Other Houses – Fortune Selector | Iron Pier | Powerpop | United States
Other Houses sure has changed a lot since the first cassette of his I picked up…four years ago? Five? It’s been a long time, however long. Now more closely resembling unplugged renditions of Nebraska-era Springsteen, Fortune Selector‘s catchy powerpop still nods toward Morgan Enos’s slowcore roots, but in a much more self-referential sort of way. This is the kind of summery pickup I needed,

FROM THE GRAVE

Planning for Burial – Matawan – Collected Works 2010-2014 | Flenser Records | Slowcore/Post-Rock/Doom Metal | United States
The trail blazed between Thom Wasluck’s three albums as Planning for Burial are bountiful and broad. Collecting a small library’s worth of tapes, 7″s, CDrs, and a floppy disk (yes, that was a strange happening), the Matawan compilation connects the dots between the immensely differing Leaving and Desideratum and paints Wasluck in a much more creative, varied light.

Sanguine Eagle – Individuation | Psychic Violence Records | Atmospheric Black Metal | United States
All the fun of BlazeBirth Hall but with none of the sketch (I’m going to catch so much flak for that). A professional pressing of the long-since-sold-out House of First Light pressing, Sanguine Eagle’s long-form, majestic black metal is both stately and obscure.

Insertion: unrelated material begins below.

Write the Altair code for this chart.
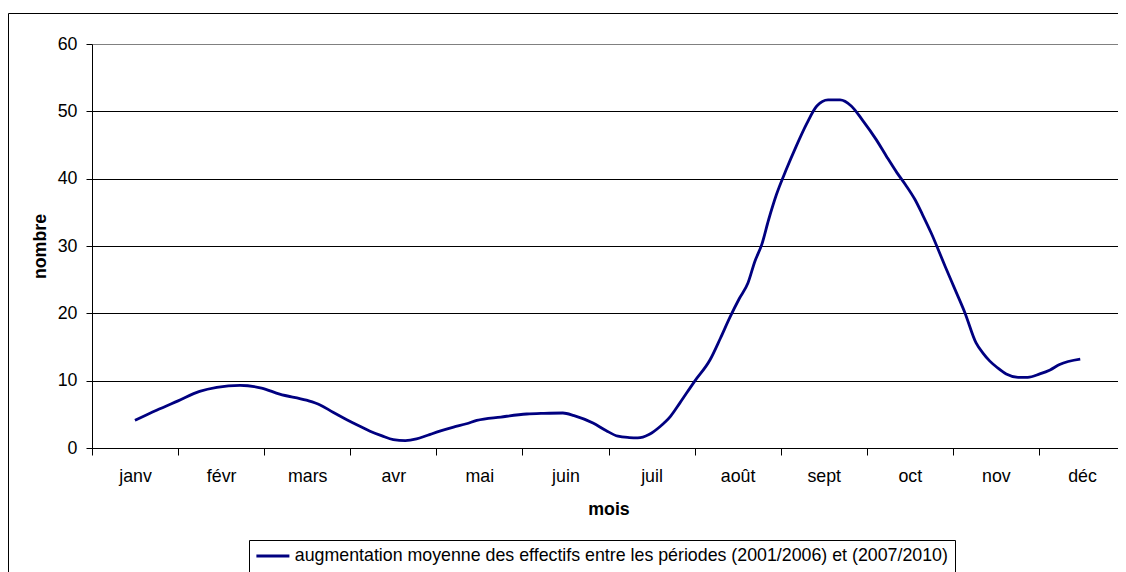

If you aren’t sold, maybe the Yellow Eyes, Ustalost, Imperial Trumpet, Vorde, and Hand of Glory ties will change your mind. I’m totally ordering this today.

OTHER RELEASES

God Root – Salt and Rot | Horror Pain Gore Death | Sludge/Doom/Post-Metal | United States
It’s heavy, it’s atmospheric, and it’s imposing, but it isn’t very memorable. There isn’t anything inherently wrong with it, I just guess the “post-metal” ship has sailed.

Vesicant – Shadows of Cleansing Iron | Iron Bonehead Productions | Black/Death Metal | New Zealand
A band who wants to be Teitanblood so bad that they even copied their logo. This is shameless.

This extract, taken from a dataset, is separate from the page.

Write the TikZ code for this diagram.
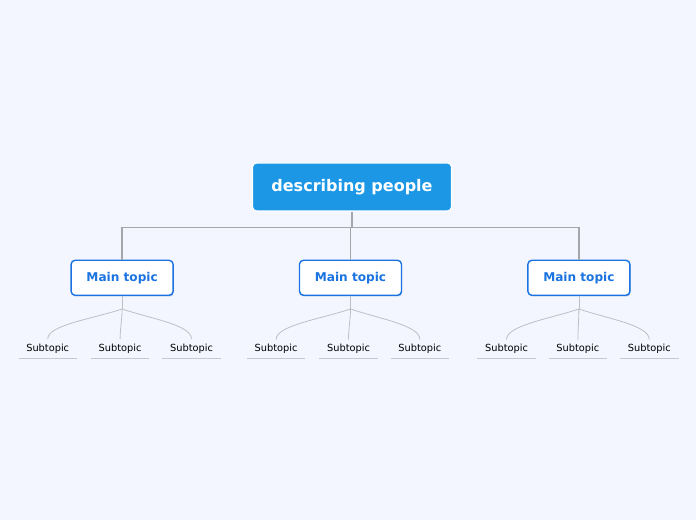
\documentclass[tikz,border=0pt]{standalone}
\usepackage{fontspec}
\setmainfont{DejaVu Sans}
\usetikzlibrary{positioning,shadows}
\definecolor{canvas}{HTML}{F3F6FE}
\definecolor{rootblue}{HTML}{1B97E6}
\definecolor{topicblue}{HTML}{1A73E0}
\definecolor{trunkgray}{HTML}{A4A6AC}
\definecolor{twiggray}{HTML}{BDBFC6}
\definecolor{rulegray}{HTML}{C6C9D1}

\begin{document}
\begin{tikzpicture}[x=1pt,y=1pt,
    rootbox/.style={rounded corners=4pt,draw=white,line width=1.2pt,fill=rootblue,text=white,font=\fontsize{16}{18}\selectfont\bfseries,minimum width=199pt,minimum height=48pt},
    topic/.style={rounded corners=4pt,draw=topicblue,line width=1.4pt,fill=white,text=topicblue,font=\fontsize{12.1}{14}\selectfont\bfseries,minimum width=102pt,minimum height=35pt,drop shadow={shadow xshift=0.6pt,shadow yshift=-1.2pt,fill=topicblue!60!gray,opacity=0.45}},
    sub/.style={font=\fontsize{9.8}{12}\selectfont,minimum width=58pt,inner ysep=4.5pt,text height=7.5pt,text depth=2.5pt,append after command={(\tikzlastnode.south west) edge[uline] (\tikzlastnode.south east)}},
    uline/.style={draw=rulegray,line width=1pt},
    stem/.style={draw=trunkgray,line width=1.8pt},
    twig/.style={draw=twiggray,line width=0.8pt}]
  \fill[canvas] (0,0) rectangle (696,520);
  \node[rootbox] (root) at (352,333) {describing people};
  \coordinate[below=16pt of root] (hub);
  \node[topic,below=48pt of root,xshift=-1.5pt] (m2) {Main topic};
  \node[topic,left=125pt of m2] (m1) {Main topic};
  \node[topic,right=125pt of m2] (m3) {Main topic};
  \draw[stem] (root) -- (hub);
  \draw[stem] (hub) -| (m1);
  \draw[stem] (hub) -| (m2);
  \draw[stem] (hub) -| (m3);
  % first group
  \node[sub,below=43pt of m1,xshift=-2pt] (s12) {Subtopic};
  \node[sub,left=14pt of s12] (s11) {Subtopic};
  \node[sub,right=13pt of s12] (s13) {Subtopic};
  \coordinate[below=13pt of m1] (j1);
  \draw[twig] (m1) -- (j1);
  \draw[twig] (j1) .. controls +(-30,-10) and +(0,14) .. (s11.north);
  \draw[twig] (j1) .. controls +(0,-10) and +(0,10) .. (s12.north);
  \draw[twig] (j1) .. controls +(30,-10) and +(0,14) .. (s13.north);
  % second group
  \node[sub,below=43.5pt of m2,xshift=-2pt] (s22) {Subtopic};
  \node[sub,left=14pt of s22] (s21) {Subtopic};
  \node[sub,right=13pt of s22] (s23) {Subtopic};
  \coordinate[below=13pt of m2] (j2);
  \draw[twig] (m2) -- (j2);
  \draw[twig] (j2) .. controls +(-30,-10) and +(0,14) .. (s21.north);
  \draw[twig] (j2) .. controls +(0,-10) and +(0,10) .. (s22.north);
  \draw[twig] (j2) .. controls +(30,-10) and +(0,14) .. (s23.north);
  % third group
  \node[sub,below=43.5pt of m3,xshift=-1pt] (s32) {Subtopic};
  \node[sub,left=13pt of s32] (s31) {Subtopic};
  \node[sub,right=13pt of s32] (s33) {Subtopic};
  \coordinate[below=13pt of m3] (j3);
  \draw[twig] (m3) -- (j3);
  \draw[twig] (j3) .. controls +(-30,-10) and +(0,14) .. (s31.north);
  \draw[twig] (j3) .. controls +(0,-10) and +(0,10) .. (s32.north);
  \draw[twig] (j3) .. controls +(30,-10) and +(0,14) .. (s33.north);
\end{tikzpicture}
\end{document}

Wren – Auburn Rule | Holy Roar Records | Stoner/Sludge Metal
Everything you love about post-metal, but this time horrifically dark and terrifying.

Execration – Return to the Void | Metal Blade Records | Death Metal | Norway
I love Nocturnus, but it’s cool to hear what is essentially Nocturnus with good production. Execration has always been a cool band, but this is definitely the best material from them yet. Dissonant, but not overwhelmingly so, and atmospheric, but still mildly direct in execution. Can deal.